Locate the string "with" in the listing below. Copy every line where it is found.

*RECORDS FOR PROCESSING*.
(begin)

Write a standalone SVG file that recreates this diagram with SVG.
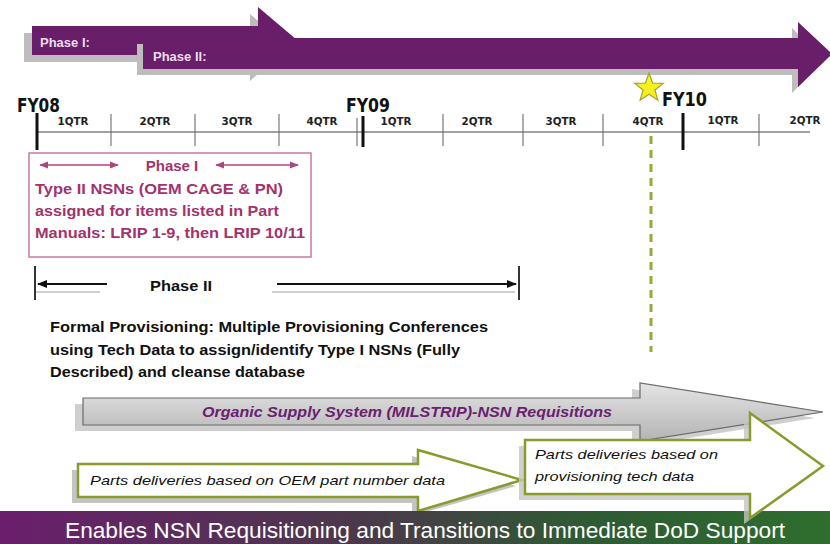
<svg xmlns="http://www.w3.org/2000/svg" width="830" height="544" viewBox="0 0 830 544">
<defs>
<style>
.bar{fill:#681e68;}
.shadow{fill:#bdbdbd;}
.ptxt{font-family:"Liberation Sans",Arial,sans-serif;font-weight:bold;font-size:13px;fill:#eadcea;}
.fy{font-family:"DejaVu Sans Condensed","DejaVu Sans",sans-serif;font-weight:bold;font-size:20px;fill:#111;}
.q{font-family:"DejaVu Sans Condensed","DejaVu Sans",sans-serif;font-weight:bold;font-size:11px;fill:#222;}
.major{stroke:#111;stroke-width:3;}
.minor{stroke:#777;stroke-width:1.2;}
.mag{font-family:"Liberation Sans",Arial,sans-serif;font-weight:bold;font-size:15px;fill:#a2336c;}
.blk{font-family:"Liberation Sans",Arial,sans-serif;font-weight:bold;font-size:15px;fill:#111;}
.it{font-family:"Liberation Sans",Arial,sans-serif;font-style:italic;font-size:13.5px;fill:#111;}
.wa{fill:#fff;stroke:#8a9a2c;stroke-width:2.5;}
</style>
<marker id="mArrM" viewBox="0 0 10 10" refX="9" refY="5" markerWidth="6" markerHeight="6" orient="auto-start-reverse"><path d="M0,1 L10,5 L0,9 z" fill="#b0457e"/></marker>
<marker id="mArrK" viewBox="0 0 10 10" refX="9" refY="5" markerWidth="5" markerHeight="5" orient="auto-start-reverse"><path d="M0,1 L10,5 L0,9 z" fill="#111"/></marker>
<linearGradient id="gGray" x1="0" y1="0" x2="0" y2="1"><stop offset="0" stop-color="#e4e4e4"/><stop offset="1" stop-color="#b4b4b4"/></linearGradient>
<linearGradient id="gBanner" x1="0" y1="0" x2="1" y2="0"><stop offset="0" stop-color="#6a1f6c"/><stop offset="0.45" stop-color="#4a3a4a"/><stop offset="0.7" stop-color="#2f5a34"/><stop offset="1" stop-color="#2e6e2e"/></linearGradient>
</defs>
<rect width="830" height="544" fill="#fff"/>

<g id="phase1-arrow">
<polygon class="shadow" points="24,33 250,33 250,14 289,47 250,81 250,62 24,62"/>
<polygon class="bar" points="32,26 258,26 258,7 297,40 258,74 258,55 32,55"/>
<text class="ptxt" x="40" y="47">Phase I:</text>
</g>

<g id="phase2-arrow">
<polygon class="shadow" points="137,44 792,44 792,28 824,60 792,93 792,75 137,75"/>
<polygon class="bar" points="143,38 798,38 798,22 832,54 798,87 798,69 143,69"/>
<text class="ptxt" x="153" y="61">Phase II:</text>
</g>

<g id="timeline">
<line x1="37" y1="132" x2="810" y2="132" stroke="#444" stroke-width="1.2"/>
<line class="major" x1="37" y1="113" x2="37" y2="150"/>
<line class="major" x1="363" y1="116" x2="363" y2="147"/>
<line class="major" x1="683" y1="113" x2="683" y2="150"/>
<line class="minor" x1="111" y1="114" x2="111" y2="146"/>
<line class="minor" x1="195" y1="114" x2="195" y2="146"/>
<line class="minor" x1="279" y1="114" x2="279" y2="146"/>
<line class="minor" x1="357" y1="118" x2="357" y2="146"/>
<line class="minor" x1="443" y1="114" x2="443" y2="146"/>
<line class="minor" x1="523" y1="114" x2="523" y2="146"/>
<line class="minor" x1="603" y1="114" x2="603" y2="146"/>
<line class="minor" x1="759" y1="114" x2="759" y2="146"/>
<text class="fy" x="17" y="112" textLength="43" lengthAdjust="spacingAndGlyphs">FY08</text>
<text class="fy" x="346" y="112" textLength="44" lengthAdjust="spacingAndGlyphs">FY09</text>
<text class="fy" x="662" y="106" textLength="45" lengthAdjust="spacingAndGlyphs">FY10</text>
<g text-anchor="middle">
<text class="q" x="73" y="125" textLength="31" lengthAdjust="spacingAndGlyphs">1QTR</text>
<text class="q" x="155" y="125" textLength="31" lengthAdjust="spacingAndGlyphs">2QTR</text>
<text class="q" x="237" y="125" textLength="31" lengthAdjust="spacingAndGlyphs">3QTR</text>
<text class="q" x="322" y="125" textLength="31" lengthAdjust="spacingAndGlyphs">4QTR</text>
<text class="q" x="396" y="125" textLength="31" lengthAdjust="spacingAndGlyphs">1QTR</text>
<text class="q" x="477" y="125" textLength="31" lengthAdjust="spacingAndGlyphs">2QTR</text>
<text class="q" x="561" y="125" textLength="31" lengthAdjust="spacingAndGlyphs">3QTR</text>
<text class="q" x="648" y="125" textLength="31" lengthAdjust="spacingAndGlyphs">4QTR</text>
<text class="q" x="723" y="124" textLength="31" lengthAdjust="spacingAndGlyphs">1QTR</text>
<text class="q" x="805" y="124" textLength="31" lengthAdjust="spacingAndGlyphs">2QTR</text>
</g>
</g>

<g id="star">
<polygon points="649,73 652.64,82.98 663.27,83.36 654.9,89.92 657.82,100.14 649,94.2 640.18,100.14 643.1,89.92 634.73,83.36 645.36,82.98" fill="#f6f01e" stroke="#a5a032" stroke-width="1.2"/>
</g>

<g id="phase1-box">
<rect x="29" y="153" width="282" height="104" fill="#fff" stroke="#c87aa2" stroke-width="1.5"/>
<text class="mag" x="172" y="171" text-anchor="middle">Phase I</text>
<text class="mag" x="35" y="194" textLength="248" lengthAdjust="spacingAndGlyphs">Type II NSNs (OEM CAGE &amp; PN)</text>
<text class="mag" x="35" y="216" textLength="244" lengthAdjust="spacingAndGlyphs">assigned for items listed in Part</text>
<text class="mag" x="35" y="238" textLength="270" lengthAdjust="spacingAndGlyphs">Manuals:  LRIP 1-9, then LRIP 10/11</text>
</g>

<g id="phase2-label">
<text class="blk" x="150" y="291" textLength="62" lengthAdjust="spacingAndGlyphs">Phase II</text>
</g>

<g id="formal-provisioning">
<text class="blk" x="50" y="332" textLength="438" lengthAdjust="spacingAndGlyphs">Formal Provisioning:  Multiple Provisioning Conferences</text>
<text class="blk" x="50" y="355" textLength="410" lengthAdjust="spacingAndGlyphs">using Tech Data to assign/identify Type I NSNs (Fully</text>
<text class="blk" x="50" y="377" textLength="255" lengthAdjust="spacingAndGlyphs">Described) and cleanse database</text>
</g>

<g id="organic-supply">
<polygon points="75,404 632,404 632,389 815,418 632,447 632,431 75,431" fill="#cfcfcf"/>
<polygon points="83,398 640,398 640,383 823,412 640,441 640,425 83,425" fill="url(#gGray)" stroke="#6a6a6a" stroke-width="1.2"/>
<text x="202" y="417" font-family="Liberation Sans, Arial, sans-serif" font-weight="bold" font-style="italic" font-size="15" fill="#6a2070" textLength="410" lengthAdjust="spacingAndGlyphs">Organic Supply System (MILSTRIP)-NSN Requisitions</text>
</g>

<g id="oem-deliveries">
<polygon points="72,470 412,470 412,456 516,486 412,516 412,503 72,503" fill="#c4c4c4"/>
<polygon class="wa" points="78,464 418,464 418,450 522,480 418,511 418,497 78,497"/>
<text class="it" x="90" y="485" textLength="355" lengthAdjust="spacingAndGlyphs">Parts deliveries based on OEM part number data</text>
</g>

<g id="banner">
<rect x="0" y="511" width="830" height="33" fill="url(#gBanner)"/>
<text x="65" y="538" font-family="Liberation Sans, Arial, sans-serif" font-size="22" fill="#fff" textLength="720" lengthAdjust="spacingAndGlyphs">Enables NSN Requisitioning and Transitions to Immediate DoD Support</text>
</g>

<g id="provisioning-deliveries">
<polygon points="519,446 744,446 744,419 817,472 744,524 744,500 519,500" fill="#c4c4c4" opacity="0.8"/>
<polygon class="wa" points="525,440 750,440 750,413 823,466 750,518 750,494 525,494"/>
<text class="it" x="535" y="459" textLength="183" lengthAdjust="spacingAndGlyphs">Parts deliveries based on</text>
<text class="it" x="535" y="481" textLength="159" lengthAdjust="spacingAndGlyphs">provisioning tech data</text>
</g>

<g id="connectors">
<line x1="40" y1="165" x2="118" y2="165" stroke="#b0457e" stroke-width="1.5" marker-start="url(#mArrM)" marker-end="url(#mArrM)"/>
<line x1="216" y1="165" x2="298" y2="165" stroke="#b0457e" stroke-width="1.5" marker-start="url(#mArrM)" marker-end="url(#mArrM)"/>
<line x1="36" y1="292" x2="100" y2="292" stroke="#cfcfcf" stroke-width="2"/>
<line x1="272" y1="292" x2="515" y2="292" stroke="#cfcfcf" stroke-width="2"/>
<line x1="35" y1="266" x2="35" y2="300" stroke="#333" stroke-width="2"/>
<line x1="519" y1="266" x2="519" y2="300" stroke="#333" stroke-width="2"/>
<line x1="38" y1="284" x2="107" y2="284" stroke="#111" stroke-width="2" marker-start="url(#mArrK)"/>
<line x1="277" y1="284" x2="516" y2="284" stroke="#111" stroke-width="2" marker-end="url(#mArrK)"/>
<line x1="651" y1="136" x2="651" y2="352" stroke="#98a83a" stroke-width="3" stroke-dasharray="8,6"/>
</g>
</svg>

(end)
(begin)

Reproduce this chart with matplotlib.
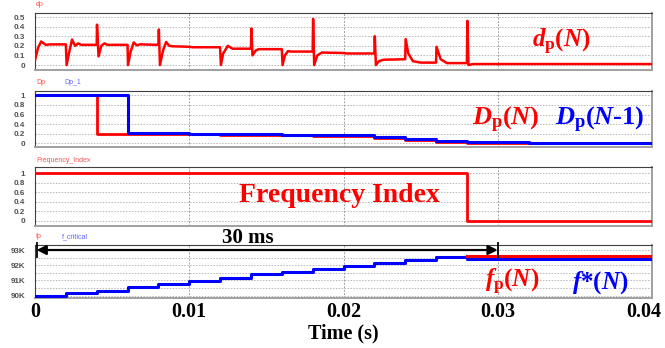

(end)

*FULL SOLUTION*.
Write a standalone SVG file that recreates this diagram with SVG.
Reproduce this chart with matplotlib.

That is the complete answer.